Now it’s their compatriot Conte who is breathing life into a team that this time last year seemed well beyond its sell-by-date. Yes, Chelsea were reigning Premier League champions, but their sudden and immediate downfall confirmed the long-held concerns about an imbalance within the squad and a lack of direction.

Johnsen, Leboeuf, @morriskid, Di Matteo, @denniswise and Petrescu celebrate during Chelsea’s 1-0 win over Middlesbrough, August 1996. pic.twitter.com/q4rtM0bM4u

— 90sChelsea (@90schelsea) September 22, 2016

Even with Messiah Mourinho at the helm, things were not quite right. Losing Jose in the manner they did was painful; fans didn’t want the love affair to end, but the sad truth is that it had to. It had been soured beyond saving, and now Conte has been given licence to resurrect the club.

Twenty years ago, the pain Chelsea had endured lasted much longer than 12 months. It had been a lot more than 12 seasons, in fact. Not since the 1970s could we take seriously the club’s silverware ambitions. There had been the odd flirtation with success—like in 1985/86 when Chelsea finished sixth in Division One but as late into the season as March had been among the title contenders—yet it was never sustained.

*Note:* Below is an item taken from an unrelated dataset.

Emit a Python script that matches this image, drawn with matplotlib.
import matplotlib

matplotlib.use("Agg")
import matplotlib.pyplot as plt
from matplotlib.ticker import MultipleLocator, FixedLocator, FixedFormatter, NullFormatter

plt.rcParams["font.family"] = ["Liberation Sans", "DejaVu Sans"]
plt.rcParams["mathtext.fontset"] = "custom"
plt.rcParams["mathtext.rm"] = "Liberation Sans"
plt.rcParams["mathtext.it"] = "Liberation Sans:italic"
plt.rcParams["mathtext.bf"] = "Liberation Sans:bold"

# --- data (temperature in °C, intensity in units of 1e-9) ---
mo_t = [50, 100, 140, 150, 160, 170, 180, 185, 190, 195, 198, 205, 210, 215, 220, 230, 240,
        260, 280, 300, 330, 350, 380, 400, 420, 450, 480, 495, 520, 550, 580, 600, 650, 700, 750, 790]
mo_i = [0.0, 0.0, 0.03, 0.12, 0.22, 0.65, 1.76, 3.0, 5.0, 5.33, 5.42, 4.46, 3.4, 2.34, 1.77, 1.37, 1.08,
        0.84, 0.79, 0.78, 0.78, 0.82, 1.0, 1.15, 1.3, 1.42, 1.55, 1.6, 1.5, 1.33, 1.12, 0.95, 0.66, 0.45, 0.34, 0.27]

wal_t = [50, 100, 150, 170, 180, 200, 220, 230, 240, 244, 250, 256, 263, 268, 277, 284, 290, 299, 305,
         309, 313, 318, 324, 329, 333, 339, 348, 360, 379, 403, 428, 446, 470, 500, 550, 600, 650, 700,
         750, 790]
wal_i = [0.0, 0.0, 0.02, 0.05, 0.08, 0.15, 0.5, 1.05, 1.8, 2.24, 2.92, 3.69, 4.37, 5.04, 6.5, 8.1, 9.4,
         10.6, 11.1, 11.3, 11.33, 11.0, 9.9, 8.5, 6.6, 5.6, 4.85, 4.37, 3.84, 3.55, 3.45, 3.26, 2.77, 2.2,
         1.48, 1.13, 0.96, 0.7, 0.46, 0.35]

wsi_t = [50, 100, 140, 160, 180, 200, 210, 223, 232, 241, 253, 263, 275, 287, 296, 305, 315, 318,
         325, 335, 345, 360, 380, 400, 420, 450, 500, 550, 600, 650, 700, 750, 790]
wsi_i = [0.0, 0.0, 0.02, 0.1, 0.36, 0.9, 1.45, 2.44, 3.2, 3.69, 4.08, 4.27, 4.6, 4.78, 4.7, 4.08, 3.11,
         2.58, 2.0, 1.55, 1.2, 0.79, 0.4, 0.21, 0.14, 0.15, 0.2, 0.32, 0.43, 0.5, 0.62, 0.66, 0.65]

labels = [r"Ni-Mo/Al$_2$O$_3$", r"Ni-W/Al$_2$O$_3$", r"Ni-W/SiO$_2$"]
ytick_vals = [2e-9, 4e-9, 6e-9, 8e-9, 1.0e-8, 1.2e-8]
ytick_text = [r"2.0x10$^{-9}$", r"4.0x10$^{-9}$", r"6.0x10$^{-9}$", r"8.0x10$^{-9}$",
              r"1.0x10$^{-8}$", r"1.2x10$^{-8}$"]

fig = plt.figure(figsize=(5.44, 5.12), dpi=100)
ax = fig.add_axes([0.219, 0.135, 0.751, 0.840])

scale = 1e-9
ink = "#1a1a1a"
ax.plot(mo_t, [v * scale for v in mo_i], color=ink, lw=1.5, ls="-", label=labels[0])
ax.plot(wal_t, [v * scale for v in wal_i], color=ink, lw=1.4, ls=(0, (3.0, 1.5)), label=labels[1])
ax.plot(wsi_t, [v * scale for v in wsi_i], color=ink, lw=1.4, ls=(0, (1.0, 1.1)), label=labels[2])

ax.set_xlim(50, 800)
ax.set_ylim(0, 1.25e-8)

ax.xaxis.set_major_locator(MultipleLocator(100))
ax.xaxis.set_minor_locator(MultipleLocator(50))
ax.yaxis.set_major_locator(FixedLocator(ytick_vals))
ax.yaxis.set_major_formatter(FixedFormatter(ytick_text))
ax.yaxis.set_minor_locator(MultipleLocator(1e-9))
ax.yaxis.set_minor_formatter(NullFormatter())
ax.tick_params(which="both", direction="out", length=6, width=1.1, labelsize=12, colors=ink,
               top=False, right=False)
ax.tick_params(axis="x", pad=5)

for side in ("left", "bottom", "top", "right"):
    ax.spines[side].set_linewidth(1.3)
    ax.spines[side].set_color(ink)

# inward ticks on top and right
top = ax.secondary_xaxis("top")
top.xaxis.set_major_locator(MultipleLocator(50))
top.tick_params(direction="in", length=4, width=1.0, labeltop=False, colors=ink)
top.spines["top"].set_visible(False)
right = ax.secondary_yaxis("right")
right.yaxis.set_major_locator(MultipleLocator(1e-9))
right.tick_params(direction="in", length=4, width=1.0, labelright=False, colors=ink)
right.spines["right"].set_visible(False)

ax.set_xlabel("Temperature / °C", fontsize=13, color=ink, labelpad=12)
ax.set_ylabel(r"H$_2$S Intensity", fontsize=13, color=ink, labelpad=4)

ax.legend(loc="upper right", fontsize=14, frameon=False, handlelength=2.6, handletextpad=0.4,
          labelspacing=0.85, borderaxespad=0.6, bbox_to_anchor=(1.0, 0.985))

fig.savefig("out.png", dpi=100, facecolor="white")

Within two years, Chelsea would be relegated to Division Two, demonstrating how the club lived a feast-and-famine existence. Even promotion back to the top flight in 1989 didn’t spell the end of Chelsea’s flirtation with success and failure. Relegation remained a threat, and despite reaching the 1994 FA Cup final, the Blues had been looking dangerously over their shoulder at a potential scrap at the bottom of the Premier League.

It would be three years later that it would all change. Di Matteo scored on his home debut for the Blues against Middlesbrough and the mood suddenly flipped. The revolution that had been hinted at ever since Glenn Hoddle was appointed boss in 1993 had arrived. The Blues had a different swagger about them, especially with Ruud Gullit now in the dugout as Hoddle left for England.